The architectural features of the temple resembles with the Ganga period so it is believed that it was established in the 14th century A.D.

== Architecture ==

This is a temple building having a vimana and a jaga mohan subtype. Vimana is a rekha deul while jagamohana is a pidha deul.

- Surrounding: The temple is surrounded by private residential buildings on three sides of east, north and south and the Tala bazaar road in the west.
- Orientation: The temple is facing towards west.
- Architectural features (Plan & Elevation) 405 On plan, the temple has a vimana and a jagamohana. The vimana measures 4.30 square metres, Jagamohana 3.40 metres in length and 4.15 metres in breadth and ganthiala 0.36 metres. The sanctum measures 2.03 square metres. The pabhaga of the vimana have been buried from all the sides. The vimana has panchanga bada. Talajangha measures 0.66 metres, bandhana 0.21 metres, upara jangha 0.65 metres and baranda 0.49 metres and gandi measures 5.30 metres. The mastaka is 2.00 metres. The jagamohana which is a later addition has a trianga bada. Visible parts of pabhaga measure 0.20 metres jangha 1.30 metres, baranda 0.38 metres, Gandi 1.30 metres and mastaka measures 0.98 metres. Gandi of the vimana distinguished by central raha and pair of anuratha and kanika paga are on either side of raha. The temple is plain because of the lime plaster on all over the walls which have been finished by a red wash.
- Raha niche & parsva devatas: The raha niches on three sides measure 0.66 metres in height, 0.43 metres in width and 0.23 metres in depth respectively, surmounted by a khakhara mundis. All the three niches are empty.
- Decorative features: Doorjamb: The doorjambs of the vimana measures 1.98 metres in height and 1.30 metres in width. At the base there are dvarapala niches with khakhara mundi that enshrine two Saiva dvarapalas standing in flexed position holding a trident in left and sword in right hands.
Lintel: The graha architrave that measures 2.05 metres in length and 0.30 metres in width have nine grahas are flanked by two atlantid ganas on both the sides. In the lalatabimba niche (0.28 metres x 0.19 metres.) there is a Gajalaxmi.
- Building material: It is made up off fine grained ochrous sandstone.
- Construction techniques: Dry masonry type of construction technique was used.
- Style: Kalingan style.

== Current state ==

Growth of trees and other vegetation on the superstructure, particularly on the mastaka of the temple create problem to the monument. The roots and rootlets of the trees are expanding the gaps between the joints of the dry stone masonry and facilitating seepage of rain water into the sanctum. Pipal trees on the superstructure endanger the monument.

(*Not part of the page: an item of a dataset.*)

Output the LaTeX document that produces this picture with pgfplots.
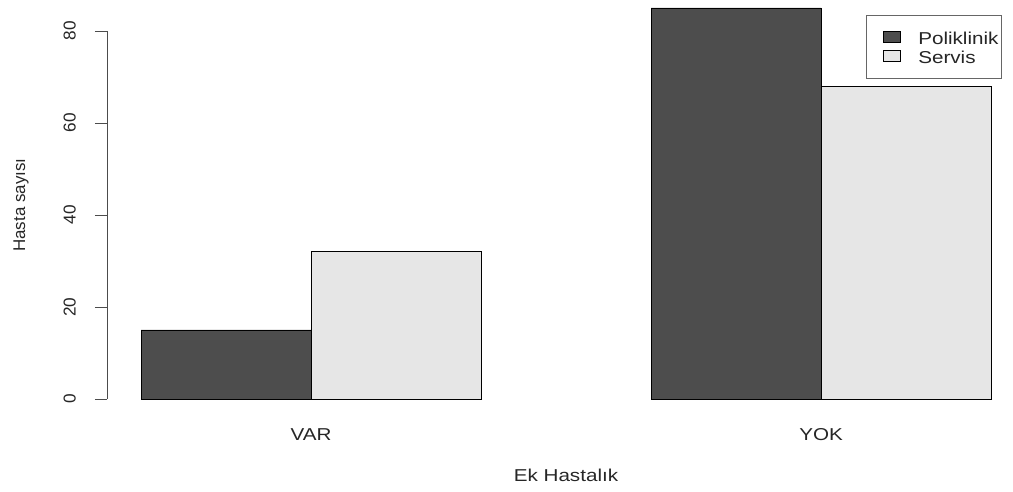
\documentclass[border=0pt]{standalone}
\usepackage{pgfplots}
\pgfplotsset{compat=1.18}
\usepackage{fontspec}
\setmainfont{Liberation Sans}[FakeStretch=1.2]
\newfontfamily\vfont{Liberation Sans}
\definecolor{darkbar}{HTML}{4D4D4D}
\definecolor{lightbar}{HTML}{E6E6E6}
\pgfplotsset{mylegend/.style={legend image code/.code={%
  \path[draw=none,fill=none] (-10.5pt,0pt) rectangle (12.75pt,0pt);
  \draw[#1, line width=0.6pt, draw=black] (0pt,-4pt) rectangle (12.75pt,4.2pt);}}}
\begin{document}
\begin{tikzpicture}
\useasboundingbox (0,0) rectangle (759.75pt,369pt);
\begin{axis}[
 at={(80.25pt,69.75pt)}, anchor=south west,
 scale only axis, width=679.5pt, height=299.25pt,
 xmin=0.8, xmax=6.129, ymin=0, ymax=86.74,
 axis lines*=left, axis line style={draw=none},
 clip=false,
 /pgf/number format/assume math mode=true,
 xtick={2,5}, xticklabels={VAR,YOK},
 xtick style={draw=none},
 ytick={0,20,40,60,80},
 tick align=outside, major tick length=9pt,
 ytick style={black!70, line width=0.6pt},
 xticklabel style={font=\fontsize{12.9}{15}\selectfont, text=black!85, anchor=base, yshift=-21.75pt},
 yticklabel style={font=\vfont\fontsize{12.9}{15}\selectfont, text=black!85, xshift=-14.5pt, rotate=90, anchor=base},
 xlabel={Ek Hastalık},
 xlabel style={at={(axis description cs:0.5066,0)}, anchor=base, yshift=-61.5pt, font=\fontsize{12.9}{15}\selectfont, text=black!85},
 ylabel={Hasta sayısı},
 ylabel style={at={(axis description cs:-0.0905,0.486)}, anchor=base, font=\vfont\fontsize{12.7}{15}\selectfont, text=black!85},
 legend style={at={(axis cs:5.265,83.48)}, anchor=north west, draw=black!60, line width=0.6pt,
   inner xsep=2.25pt, inner ysep=8pt, row sep=-2.75pt, column sep=13pt,
   nodes={inner sep=0pt, text height=14pt, text depth=3pt, font=\fontsize{12.9}{15}\selectfont, text=black!85},
   cells={anchor=west}},
]
\addplot[ybar, bar width=1, bar shift=0pt, fill=darkbar, draw=black, line width=0.6pt, mylegend] coordinates {(1.5,15) (4.5,85)};
\addlegendentry{Poliklinik}
\addplot[ybar, bar width=1, bar shift=0pt, fill=lightbar, draw=black, line width=0.6pt, mylegend] coordinates {(2.5,32) (5.5,68)};
\addlegendentry{Servis}
\draw[black!70, line width=0.6pt] (axis cs:0.8,0) -- (axis cs:0.8,80);
\end{axis}
\end{tikzpicture}
\end{document}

Growth of vegetation on the structure shows the signs of distress. The temple is buried up to the pabhaga portion.

Repairs and Maintenance

The temple was renovated by local people and maintained by the priest Deven Samantaray of Talabazar. Clearance of the vegetation sealing of the cracks and gasping the stone masonry.

Threats to the property

Growth of pipal trees and various vegetations endangers the temple property.

Conservation problem and remedies:

The wild grass, creepers and pipal trees growing on the beki of the temple cause serious threat to the monument. The vegetation needs to be removed immediately. The cracks and gaps in the dry stone masonry should be sealed to check water seepage. The monument406 suffocates because of encroachment of residential buildings from three sides. Because of the encroachments from all the sides including the road in the front, the rain water stagnates within the temple precinct. Provision needs to be made to drain out the rainwater. Detached and loose sculptures There is an image of a four armed Sidhivinayaka on the right side of the entrance to the vimana.

== Significance ==
It has cultural significance like Various religious functions like Sankrant i, Shiva chatrudarshi, Samabar jalabhisekha, Dahana- chori are observed.